Records:

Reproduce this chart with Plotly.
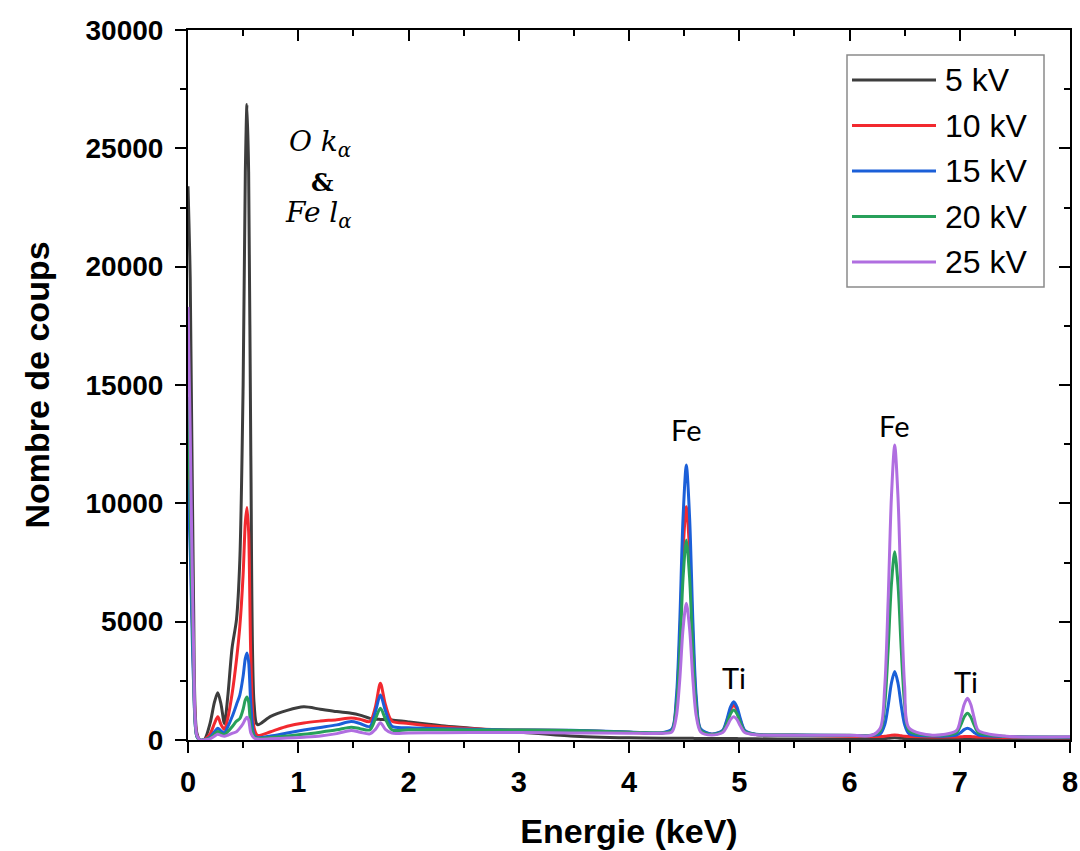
import plotly.graph_objects as go

# ---------------- data ----------------
energy_keV = [
    0.00, 0.02, 0.05, 0.08, 0.11, 0.15, 0.20, 0.24, 0.27, 0.30, 0.33, 0.36, 0.40, 0.44, 0.47,
    0.50, 0.52, 0.535, 0.55, 0.57, 0.60, 0.63, 0.75, 0.90, 1.05, 1.20, 1.35, 1.48, 1.56, 1.65,
    1.70, 1.745, 1.79, 1.85, 2.00, 2.30, 2.83, 3.00, 3.47, 4.00, 4.30,
    4.39, 4.43, 4.46, 4.49, 4.52, 4.55, 4.58, 4.61, 4.65, 4.75,
    4.85, 4.89, 4.92, 4.95, 4.98, 5.01, 5.05, 5.15, 5.50, 6.00, 6.20,
    6.28, 6.32, 6.35, 6.38, 6.41, 6.44, 6.47, 6.50, 6.54, 6.75,
    6.97, 7.01, 7.04, 7.07, 7.10, 7.13, 7.17, 7.40, 8.00,
]

counts_5kV = [
    23400, 19500, 6000, 300, 0, 30, 700, 1600, 2000, 1500, 700, 1800, 3900, 5100, 7600,
    15000, 24000, 26850, 24000, 12000, 1500, 650, 1000, 1250, 1400, 1300, 1200, 1130, 1050, 915,
    880, 870, 860, 850, 760, 600, 400, 340, 170, 90, 70,
    70, 70, 70, 70, 70, 70, 70, 65, 65, 60,
    60, 60, 60, 60, 60, 55, 55, 50, 40, 40, 40,
    50, 60, 70, 85, 90, 85, 70, 60, 50, 40,
    50, 55, 60, 60, 60, 55, 50, 40, 30,
]
counts_10kV = [
    12500, 9000, 3000, 200, 0, 20, 250, 700, 980, 650, 450, 900, 1950, 3400, 4800,
    7000, 9200, 9820, 8800, 3500, 500, 200, 350, 580, 720, 800, 860, 930, 880, 780,
    1400, 2400, 1500, 800, 700, 560, 430, 420, 400, 330, 300,
    430, 1580, 4210, 7950, 9860, 7950, 4210, 1580, 430, 240,
    390, 830, 1270, 1480, 1270, 830, 390, 230, 200, 160, 150,
    150, 160, 180, 200, 210, 200, 180, 160, 150, 130,
    125, 135, 145, 150, 145, 135, 125, 110, 90,
]
counts_15kV = [
    11000, 8000, 2500, 150, 0, 10, 120, 350, 500, 380, 300, 550, 980, 1500, 1900,
    2700, 3450, 3680, 3300, 1500, 200, 100, 170, 300, 420, 530, 640, 780, 700, 570,
    1200, 1900, 1250, 580, 520, 480, 430, 420, 410, 340, 310,
    470, 1830, 4940, 9360, 11620, 9360, 4940, 1830, 470, 250,
    410, 900, 1390, 1620, 1390, 900, 410, 240, 210, 190, 190,
    260, 650, 1430, 2400, 2890, 2400, 1430, 650, 260, 170,
    205, 320, 440, 495, 440, 320, 205, 150, 120,
]
counts_20kV = [
    14500, 10000, 3000, 150, 0, 10, 80, 250, 360, 280, 220, 350, 560, 800, 900,
    1300, 1700, 1820, 1600, 600, 150, 70, 110, 170, 240, 330, 430, 540, 480, 430,
    900, 1340, 900, 430, 430, 430, 420, 420, 400, 330, 300,
    400, 1380, 3630, 6820, 8450, 6820, 3630, 1380, 400, 230,
    360, 730, 1100, 1270, 1100, 730, 360, 230, 210, 200, 200,
    390, 1520, 3770, 6560, 7950, 6560, 3770, 1520, 390, 190,
    310, 640, 970, 1130, 970, 640, 310, 160, 130,
]
counts_25kV = [
    18300, 13000, 4000, 200, 0, 10, 50, 160, 240, 190, 160, 200, 280, 350, 500,
    700, 880, 960, 850, 300, 80, 40, 50, 80, 120, 170, 270, 400, 330, 260,
    450, 730, 450, 290, 300, 310, 320, 320, 300, 290, 280,
    340, 1010, 2520, 4680, 5780, 4680, 2520, 1010, 340, 210,
    315, 590, 860, 985, 860, 590, 315, 220, 200, 200, 200,
    510, 2280, 5840, 10250, 12460, 10250, 5840, 2280, 510, 200,
    400, 950, 1500, 1760, 1500, 950, 400, 170, 140,
]

series_names = ["5 kV", "10 kV", "15 kV", "20 kV", "25 kV"]
series_values = [counts_5kV, counts_10kV, counts_15kV, counts_20kV, counts_25kV]
series_colors = ["#3d3d3d", "#f2292f", "#1b5fd8", "#27a05a", "#b06ee0"]

x_tick_vals = [0, 1, 2, 3, 4, 5, 6, 7, 8]
y_tick_vals = [0, 5000, 10000, 15000, 20000, 25000, 30000]

peak_labels = ["Fe", "Ti", "Fe", "Ti"]
peak_label_x = [4.52, 4.95, 6.40, 7.06]
peak_label_y = [13100, 2620, 13300, 2490]

# ---------------- layout geometry (pixels) ----------------
W, H = 1080, 851
L, R, T, B = 188, 1070, 30, 740

def px_x(p):
    return (p - L) / (R - L)

def px_y(p):
    return (B - p) / (B - T)

fig = go.Figure()
for name, vals, col in zip(series_names, series_values, series_colors):
    fig.add_trace(go.Scatter(
        x=energy_keV, y=vals, name=name, mode="lines",
        line=dict(color=col, width=3, shape="spline", smoothing=0.8),
        showlegend=False,
    ))

# dummy trace to host the mirrored (inside-tick) axes
fig.add_trace(go.Scatter(x=[8], y=[0], xaxis="x2", yaxis="y2", mode="markers",
                         marker=dict(opacity=0), showlegend=False, hoverinfo="skip"))

axis_font = "Liberation Sans, Arial, sans-serif"

fig.update_layout(
    width=W, height=H,
    margin=dict(l=L, r=W - R, t=T, b=H - B),
    paper_bgcolor="white", plot_bgcolor="white",
    showlegend=False,
    xaxis=dict(
        range=[0, 8], tickvals=x_tick_vals, ticks="outside", ticklen=11, tickwidth=2,
        tickcolor="black", showline=True, linewidth=2, linecolor="black", mirror=True,
        showgrid=False, zeroline=False, automargin=False, ticklabelstandoff=4,
        minor=dict(ticks="outside", ticklen=6, tickwidth=2, dtick=0.5, tickcolor="black", showgrid=False),
        tickfont=dict(family=axis_font, size=29, color="black", weight="bold"),
        title=dict(text="<b>Energie (keV)</b>", standoff=22,
                   font=dict(family=axis_font, size=34, color="black")),
    ),
    yaxis=dict(
        range=[0, 30000], tickvals=y_tick_vals, tickformat="d", ticks="outside", ticklen=11, tickwidth=2,
        tickcolor="black", showline=True, linewidth=2, linecolor="black", mirror=True,
        showgrid=False, zeroline=False, automargin=False, ticklabelstandoff=6,
        minor=dict(ticks="outside", ticklen=6, tickwidth=2, dtick=2500, tickcolor="black", showgrid=False),
        tickfont=dict(family=axis_font, size=28, color="black", weight="bold"),
        title=dict(text="<b>Nombre de coups</b>", standoff=26,
                   font=dict(family=axis_font, size=34, color="black")),
    ),
    xaxis2=dict(
        overlaying="x", side="top", anchor="y2", range=[0, 8], tickvals=x_tick_vals,
        ticks="inside", ticklen=11, tickwidth=2, tickcolor="black", showticklabels=False,
        showline=False, showgrid=False, zeroline=False, automargin=False,
        minor=dict(ticks="inside", ticklen=6, tickwidth=2, dtick=0.5, tickcolor="black", showgrid=False),
    ),
    yaxis2=dict(
        overlaying="y", side="right", anchor="x2", range=[0, 30000], tickvals=y_tick_vals,
        ticks="inside", ticklen=11, tickwidth=2, tickcolor="black", showticklabels=False,
        showline=False, showgrid=False, zeroline=False, automargin=False,
        minor=dict(ticks="inside", ticklen=6, tickwidth=2, dtick=2500, tickcolor="black", showgrid=False),
    ),
)

# peak labels
for txt, xv, yv in zip(peak_labels, peak_label_x, peak_label_y):
    fig.add_annotation(x=xv, y=yv, xref="x", yref="y", text=txt, showarrow=False,
                       font=dict(family="Lato, Open Sans, sans-serif", size=29, color="black"),
                       xanchor="center", yanchor="middle")

# O k_alpha & Fe l_alpha label
serif = "DejaVu Serif, Liberation Serif, serif"
fig.add_annotation(x=px_x(320), y=px_y(143), xref="paper", yref="paper",
                   text="<i>O k<sub>α</sub></i>", showarrow=False,
                   font=dict(family=serif, size=28, color="black"), xanchor="center", yanchor="middle")
fig.add_annotation(x=px_x(322), y=px_y(182), xref="paper", yref="paper",
                   text="<b>&</b>", showarrow=False,
                   font=dict(family=serif, size=25, color="black"), xanchor="center", yanchor="middle")
fig.add_annotation(x=px_x(318), y=px_y(214), xref="paper", yref="paper",
                   text="<i>Fe l<sub>α</sub></i>", showarrow=False,
                   font=dict(family=serif, size=28, color="black"), xanchor="center", yanchor="middle")

# legend box (drawn)
fig.add_shape(type="rect", xref="paper", yref="paper",
              x0=px_x(847), x1=px_x(1044), y0=px_y(287), y1=px_y(55),
              line=dict(color="#8a8a8a", width=1.5), fillcolor="white", layer="above")
for i, (name, col) in enumerate(zip(series_names, series_colors)):
    yc = 80 + 45.5 * i
    fig.add_shape(type="line", xref="paper", yref="paper",
                  x0=px_x(852), x1=px_x(936), y0=px_y(yc), y1=px_y(yc),
                  line=dict(color=col, width=3), layer="above")
    fig.add_annotation(x=px_x(943), y=px_y(yc), xref="paper", yref="paper", text=name,
                       showarrow=False, xanchor="left", yanchor="middle",
                       font=dict(family=axis_font, size=32, color="black"))

fig.write_html("out.html", config={"displayModeBar": False},
               post_script="document.body.style.margin='0px';")
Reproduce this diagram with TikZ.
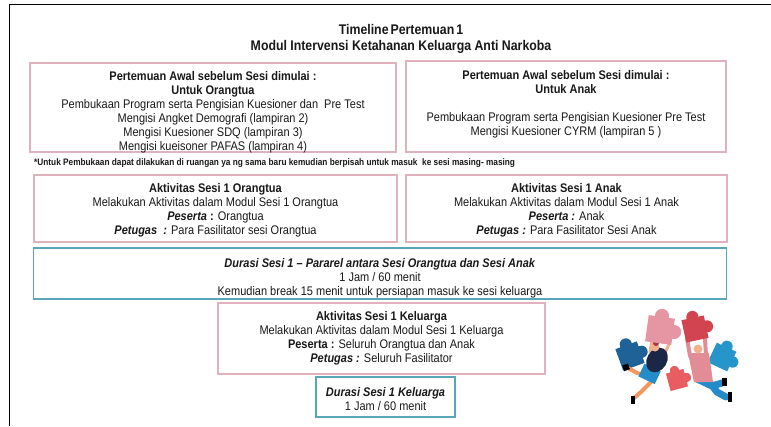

> **Goal**:
Write out the lines from the start of the material to the line with "import plotly.graph_objects as go", inclusive and exactly. Skip the pictures.

> **Final answer**:
Reproduce this chart with Plotly.
import plotly.graph_objects as go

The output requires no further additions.